» INSTRUCTIONS FOR THE TASK: Below this line is a listing that includes pictures. Copy exactly, and only, the lines from the one containing "Output the LaTeX" through the one containing "(gnd) at (90,407)"; the pictures do not go in the copy.

» MATERIAL FOR THIS EXERCISE:
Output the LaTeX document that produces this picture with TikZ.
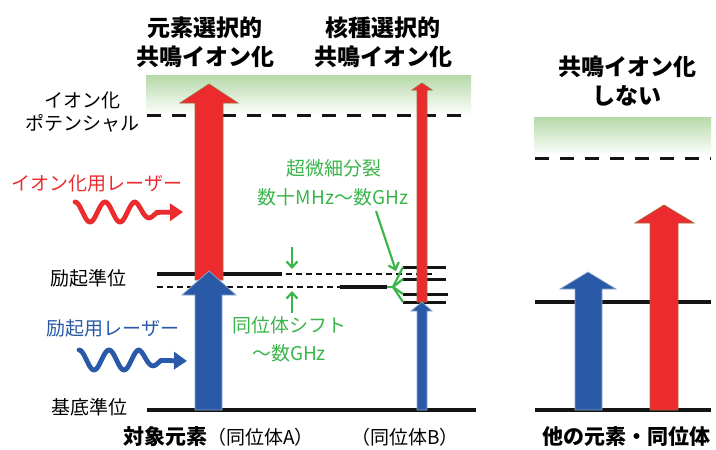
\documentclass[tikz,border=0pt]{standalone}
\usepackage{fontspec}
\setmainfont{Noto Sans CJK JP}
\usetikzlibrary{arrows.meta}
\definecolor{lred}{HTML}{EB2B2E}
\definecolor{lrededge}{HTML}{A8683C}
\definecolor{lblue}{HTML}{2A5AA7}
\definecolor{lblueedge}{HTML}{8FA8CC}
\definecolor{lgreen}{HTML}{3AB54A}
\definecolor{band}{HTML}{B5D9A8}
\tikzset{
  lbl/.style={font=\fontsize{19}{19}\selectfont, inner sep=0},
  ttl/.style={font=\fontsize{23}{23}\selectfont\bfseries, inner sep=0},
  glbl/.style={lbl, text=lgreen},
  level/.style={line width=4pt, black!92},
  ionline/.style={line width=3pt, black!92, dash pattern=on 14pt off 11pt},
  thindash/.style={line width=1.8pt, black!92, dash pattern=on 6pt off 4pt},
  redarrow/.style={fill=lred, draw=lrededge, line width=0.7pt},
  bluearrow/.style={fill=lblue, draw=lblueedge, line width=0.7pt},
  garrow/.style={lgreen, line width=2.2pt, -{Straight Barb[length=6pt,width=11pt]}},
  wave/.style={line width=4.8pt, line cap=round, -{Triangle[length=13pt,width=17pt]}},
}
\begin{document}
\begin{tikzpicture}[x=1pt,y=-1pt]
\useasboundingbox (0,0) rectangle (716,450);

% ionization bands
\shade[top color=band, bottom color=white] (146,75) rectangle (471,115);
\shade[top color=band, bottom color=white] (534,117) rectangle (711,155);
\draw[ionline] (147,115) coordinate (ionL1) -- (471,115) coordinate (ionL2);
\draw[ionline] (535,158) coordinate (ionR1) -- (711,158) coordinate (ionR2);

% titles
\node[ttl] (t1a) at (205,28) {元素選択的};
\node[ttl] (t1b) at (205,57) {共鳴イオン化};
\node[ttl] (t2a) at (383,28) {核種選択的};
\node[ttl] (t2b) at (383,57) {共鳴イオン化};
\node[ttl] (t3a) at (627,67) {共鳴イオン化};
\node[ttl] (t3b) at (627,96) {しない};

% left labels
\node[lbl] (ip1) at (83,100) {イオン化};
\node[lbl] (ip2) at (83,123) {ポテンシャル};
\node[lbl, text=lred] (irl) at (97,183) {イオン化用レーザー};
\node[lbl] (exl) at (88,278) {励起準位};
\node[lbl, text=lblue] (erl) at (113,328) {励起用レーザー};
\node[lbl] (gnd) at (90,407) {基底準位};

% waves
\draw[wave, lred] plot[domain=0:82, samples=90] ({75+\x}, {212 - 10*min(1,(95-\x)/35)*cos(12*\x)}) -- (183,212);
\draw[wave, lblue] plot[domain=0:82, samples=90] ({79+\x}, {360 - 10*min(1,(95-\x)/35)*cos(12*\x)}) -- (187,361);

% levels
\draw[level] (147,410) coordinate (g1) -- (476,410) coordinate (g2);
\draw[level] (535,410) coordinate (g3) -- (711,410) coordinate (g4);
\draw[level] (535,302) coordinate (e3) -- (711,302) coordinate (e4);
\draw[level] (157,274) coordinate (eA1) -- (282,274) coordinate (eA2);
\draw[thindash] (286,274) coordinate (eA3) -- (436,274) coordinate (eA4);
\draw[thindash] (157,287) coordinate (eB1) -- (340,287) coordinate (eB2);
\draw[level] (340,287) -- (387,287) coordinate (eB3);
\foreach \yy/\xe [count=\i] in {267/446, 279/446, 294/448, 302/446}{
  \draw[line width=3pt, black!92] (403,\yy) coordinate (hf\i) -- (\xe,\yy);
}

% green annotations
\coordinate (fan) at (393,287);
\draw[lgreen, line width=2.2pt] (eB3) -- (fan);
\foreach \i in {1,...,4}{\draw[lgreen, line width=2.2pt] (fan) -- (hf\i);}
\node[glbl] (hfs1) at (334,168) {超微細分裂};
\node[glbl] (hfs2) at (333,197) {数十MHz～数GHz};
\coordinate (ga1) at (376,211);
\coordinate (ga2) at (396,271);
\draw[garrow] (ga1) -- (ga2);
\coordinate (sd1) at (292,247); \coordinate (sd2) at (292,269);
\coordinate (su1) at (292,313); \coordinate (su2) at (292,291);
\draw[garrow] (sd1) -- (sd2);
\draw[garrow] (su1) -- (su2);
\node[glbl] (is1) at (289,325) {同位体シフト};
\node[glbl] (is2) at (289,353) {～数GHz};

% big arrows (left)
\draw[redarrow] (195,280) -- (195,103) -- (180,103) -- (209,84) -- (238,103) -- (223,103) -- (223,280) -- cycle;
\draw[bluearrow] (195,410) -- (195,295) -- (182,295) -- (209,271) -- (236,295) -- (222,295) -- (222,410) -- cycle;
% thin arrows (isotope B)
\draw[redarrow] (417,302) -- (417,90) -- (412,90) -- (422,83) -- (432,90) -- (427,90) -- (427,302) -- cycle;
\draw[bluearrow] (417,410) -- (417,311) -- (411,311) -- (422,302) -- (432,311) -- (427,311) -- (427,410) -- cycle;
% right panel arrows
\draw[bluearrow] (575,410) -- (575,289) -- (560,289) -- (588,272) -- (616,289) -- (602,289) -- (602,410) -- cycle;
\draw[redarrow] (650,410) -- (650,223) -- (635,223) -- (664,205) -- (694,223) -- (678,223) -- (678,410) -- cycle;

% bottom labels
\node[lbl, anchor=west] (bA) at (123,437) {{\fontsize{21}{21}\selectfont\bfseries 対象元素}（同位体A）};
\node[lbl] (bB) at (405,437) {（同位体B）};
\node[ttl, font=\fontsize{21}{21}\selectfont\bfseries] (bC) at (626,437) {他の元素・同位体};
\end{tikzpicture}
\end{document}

--

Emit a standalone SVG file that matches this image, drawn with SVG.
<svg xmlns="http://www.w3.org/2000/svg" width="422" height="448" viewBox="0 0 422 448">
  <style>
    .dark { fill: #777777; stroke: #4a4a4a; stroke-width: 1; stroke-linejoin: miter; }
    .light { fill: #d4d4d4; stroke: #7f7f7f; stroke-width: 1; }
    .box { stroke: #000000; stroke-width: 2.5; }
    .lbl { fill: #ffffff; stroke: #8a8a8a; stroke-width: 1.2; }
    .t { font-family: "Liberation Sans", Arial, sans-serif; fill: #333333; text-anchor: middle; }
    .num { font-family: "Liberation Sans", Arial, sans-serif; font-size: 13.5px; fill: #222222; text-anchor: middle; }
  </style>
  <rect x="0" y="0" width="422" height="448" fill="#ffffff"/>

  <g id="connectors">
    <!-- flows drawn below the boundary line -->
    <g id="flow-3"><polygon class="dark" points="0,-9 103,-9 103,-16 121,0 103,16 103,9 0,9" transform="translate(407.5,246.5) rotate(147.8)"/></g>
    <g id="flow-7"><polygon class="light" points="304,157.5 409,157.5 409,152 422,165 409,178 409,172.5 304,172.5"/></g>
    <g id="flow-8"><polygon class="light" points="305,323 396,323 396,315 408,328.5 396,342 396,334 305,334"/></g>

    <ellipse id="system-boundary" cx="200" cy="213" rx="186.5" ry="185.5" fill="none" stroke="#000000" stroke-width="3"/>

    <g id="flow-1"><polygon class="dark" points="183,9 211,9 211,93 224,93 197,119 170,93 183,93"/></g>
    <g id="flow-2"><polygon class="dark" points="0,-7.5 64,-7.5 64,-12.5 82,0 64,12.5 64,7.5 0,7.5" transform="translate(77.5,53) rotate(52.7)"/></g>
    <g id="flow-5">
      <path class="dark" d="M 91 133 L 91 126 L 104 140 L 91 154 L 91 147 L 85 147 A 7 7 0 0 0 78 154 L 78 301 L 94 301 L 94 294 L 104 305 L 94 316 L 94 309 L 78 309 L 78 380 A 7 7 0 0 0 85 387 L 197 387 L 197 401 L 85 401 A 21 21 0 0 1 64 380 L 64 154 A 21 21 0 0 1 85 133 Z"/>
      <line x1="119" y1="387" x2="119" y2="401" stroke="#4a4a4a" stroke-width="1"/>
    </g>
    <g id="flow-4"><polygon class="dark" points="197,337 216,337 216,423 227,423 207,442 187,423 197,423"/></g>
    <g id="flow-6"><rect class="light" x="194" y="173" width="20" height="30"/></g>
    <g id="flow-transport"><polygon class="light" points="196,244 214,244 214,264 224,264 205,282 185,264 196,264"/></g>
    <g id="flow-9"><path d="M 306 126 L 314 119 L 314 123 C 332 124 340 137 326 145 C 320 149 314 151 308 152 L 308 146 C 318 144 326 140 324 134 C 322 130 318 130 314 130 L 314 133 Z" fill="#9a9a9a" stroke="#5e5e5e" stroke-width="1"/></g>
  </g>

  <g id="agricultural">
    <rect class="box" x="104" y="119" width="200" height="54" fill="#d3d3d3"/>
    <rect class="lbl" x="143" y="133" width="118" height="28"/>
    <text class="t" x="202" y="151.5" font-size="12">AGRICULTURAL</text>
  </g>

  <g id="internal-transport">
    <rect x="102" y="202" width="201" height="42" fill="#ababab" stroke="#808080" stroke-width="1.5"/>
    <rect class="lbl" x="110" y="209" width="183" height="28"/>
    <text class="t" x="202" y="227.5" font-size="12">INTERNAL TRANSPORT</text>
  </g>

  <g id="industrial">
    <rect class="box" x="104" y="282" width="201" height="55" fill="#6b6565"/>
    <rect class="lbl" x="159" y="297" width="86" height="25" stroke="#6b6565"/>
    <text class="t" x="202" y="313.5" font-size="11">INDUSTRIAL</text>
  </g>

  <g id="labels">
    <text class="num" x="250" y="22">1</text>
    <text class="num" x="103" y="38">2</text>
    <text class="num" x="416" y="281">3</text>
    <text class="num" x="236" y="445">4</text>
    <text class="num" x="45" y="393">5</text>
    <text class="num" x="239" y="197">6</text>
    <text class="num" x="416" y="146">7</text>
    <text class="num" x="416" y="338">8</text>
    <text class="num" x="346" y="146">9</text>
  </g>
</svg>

---

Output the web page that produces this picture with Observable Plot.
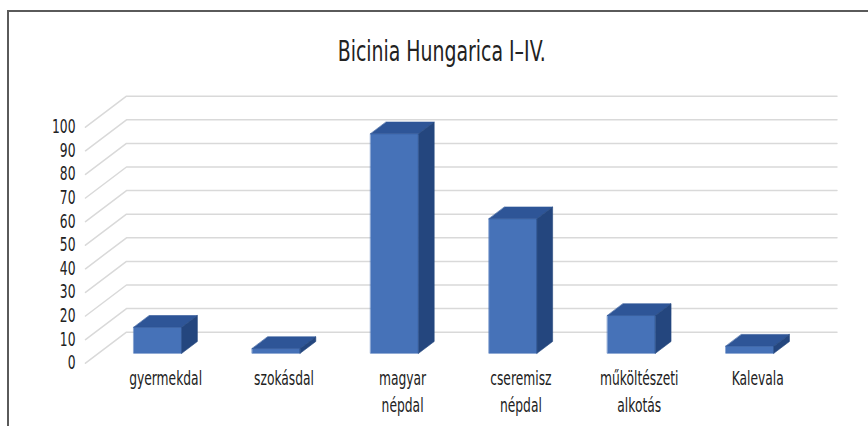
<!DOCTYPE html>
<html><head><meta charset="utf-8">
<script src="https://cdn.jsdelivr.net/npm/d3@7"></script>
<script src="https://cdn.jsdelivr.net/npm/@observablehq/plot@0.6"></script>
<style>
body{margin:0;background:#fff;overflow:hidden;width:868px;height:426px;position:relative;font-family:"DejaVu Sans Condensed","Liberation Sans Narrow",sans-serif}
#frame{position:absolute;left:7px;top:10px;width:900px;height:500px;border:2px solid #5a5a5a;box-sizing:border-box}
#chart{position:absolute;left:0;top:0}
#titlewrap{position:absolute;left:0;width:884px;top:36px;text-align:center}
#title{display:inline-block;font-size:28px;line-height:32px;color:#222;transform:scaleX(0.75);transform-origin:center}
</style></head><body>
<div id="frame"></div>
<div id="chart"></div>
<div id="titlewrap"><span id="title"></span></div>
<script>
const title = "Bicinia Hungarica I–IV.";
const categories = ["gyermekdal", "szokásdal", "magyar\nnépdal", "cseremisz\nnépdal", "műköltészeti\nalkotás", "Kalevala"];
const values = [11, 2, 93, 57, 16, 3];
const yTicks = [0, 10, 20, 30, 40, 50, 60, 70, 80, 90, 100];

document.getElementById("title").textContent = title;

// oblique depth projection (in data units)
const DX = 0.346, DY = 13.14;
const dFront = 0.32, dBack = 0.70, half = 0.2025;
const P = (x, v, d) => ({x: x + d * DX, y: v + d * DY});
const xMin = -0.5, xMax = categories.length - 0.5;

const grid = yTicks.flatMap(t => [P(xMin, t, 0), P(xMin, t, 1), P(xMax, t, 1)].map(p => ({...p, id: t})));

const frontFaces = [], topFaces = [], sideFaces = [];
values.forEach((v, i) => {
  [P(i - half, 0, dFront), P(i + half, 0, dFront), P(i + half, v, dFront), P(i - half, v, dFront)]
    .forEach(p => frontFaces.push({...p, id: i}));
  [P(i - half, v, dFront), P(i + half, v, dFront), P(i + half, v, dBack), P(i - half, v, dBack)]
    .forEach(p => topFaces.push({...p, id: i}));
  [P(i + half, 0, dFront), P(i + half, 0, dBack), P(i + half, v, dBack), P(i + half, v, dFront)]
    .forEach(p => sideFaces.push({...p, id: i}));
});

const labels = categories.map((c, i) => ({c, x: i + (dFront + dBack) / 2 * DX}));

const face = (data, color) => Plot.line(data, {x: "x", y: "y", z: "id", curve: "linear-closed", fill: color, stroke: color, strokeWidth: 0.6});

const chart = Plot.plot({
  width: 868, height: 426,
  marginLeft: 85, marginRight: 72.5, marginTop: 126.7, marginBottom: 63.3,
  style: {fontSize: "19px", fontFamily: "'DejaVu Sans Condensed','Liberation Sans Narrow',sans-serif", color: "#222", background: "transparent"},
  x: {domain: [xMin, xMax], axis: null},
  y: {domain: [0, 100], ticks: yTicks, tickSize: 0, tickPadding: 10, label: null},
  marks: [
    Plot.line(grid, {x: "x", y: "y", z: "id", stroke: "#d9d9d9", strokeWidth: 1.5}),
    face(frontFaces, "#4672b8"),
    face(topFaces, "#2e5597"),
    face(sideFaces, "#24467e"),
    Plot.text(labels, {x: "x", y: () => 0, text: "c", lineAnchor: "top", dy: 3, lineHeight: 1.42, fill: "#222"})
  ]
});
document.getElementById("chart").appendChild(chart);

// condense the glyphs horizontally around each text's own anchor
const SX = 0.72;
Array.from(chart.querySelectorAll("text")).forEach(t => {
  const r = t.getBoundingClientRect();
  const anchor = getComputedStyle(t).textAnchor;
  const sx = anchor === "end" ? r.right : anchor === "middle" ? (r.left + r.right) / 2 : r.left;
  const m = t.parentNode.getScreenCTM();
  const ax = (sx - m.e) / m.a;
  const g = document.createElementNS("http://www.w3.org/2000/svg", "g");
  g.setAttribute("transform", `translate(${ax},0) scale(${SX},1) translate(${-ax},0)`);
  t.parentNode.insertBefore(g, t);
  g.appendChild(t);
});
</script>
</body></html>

» EXPECTED OUTPUT:
Output the LaTeX document that produces this picture with TikZ.
\documentclass[tikz,border=0pt]{standalone}
\usepackage{fontspec}
\setmainfont{Noto Sans CJK JP}
\usetikzlibrary{arrows.meta}
\definecolor{lred}{HTML}{EB2B2E}
\definecolor{lrededge}{HTML}{A8683C}
\definecolor{lblue}{HTML}{2A5AA7}
\definecolor{lblueedge}{HTML}{8FA8CC}
\definecolor{lgreen}{HTML}{3AB54A}
\definecolor{band}{HTML}{B5D9A8}
\tikzset{
  lbl/.style={font=\fontsize{19}{19}\selectfont, inner sep=0},
  ttl/.style={font=\fontsize{23}{23}\selectfont\bfseries, inner sep=0},
  glbl/.style={lbl, text=lgreen},
  level/.style={line width=4pt, black!92},
  ionline/.style={line width=3pt, black!92, dash pattern=on 14pt off 11pt},
  thindash/.style={line width=1.8pt, black!92, dash pattern=on 6pt off 4pt},
  redarrow/.style={fill=lred, draw=lrededge, line width=0.7pt},
  bluearrow/.style={fill=lblue, draw=lblueedge, line width=0.7pt},
  garrow/.style={lgreen, line width=2.2pt, -{Straight Barb[length=6pt,width=11pt]}},
  wave/.style={line width=4.8pt, line cap=round, -{Triangle[length=13pt,width=17pt]}},
}
\begin{document}
\begin{tikzpicture}[x=1pt,y=-1pt]
\useasboundingbox (0,0) rectangle (716,450);

% ionization bands
\shade[top color=band, bottom color=white] (146,75) rectangle (471,115);
\shade[top color=band, bottom color=white] (534,117) rectangle (711,155);
\draw[ionline] (147,115) coordinate (ionL1) -- (471,115) coordinate (ionL2);
\draw[ionline] (535,158) coordinate (ionR1) -- (711,158) coordinate (ionR2);

% titles
\node[ttl] (t1a) at (205,28) {元素選択的};
\node[ttl] (t1b) at (205,57) {共鳴イオン化};
\node[ttl] (t2a) at (383,28) {核種選択的};
\node[ttl] (t2b) at (383,57) {共鳴イオン化};
\node[ttl] (t3a) at (627,67) {共鳴イオン化};
\node[ttl] (t3b) at (627,96) {しない};

% left labels
\node[lbl] (ip1) at (83,100) {イオン化};
\node[lbl] (ip2) at (83,123) {ポテンシャル};
\node[lbl, text=lred] (irl) at (97,183) {イオン化用レーザー};
\node[lbl] (exl) at (88,278) {励起準位};
\node[lbl, text=lblue] (erl) at (113,328) {励起用レーザー};
\node[lbl] (gnd) at (90,407) {基底準位};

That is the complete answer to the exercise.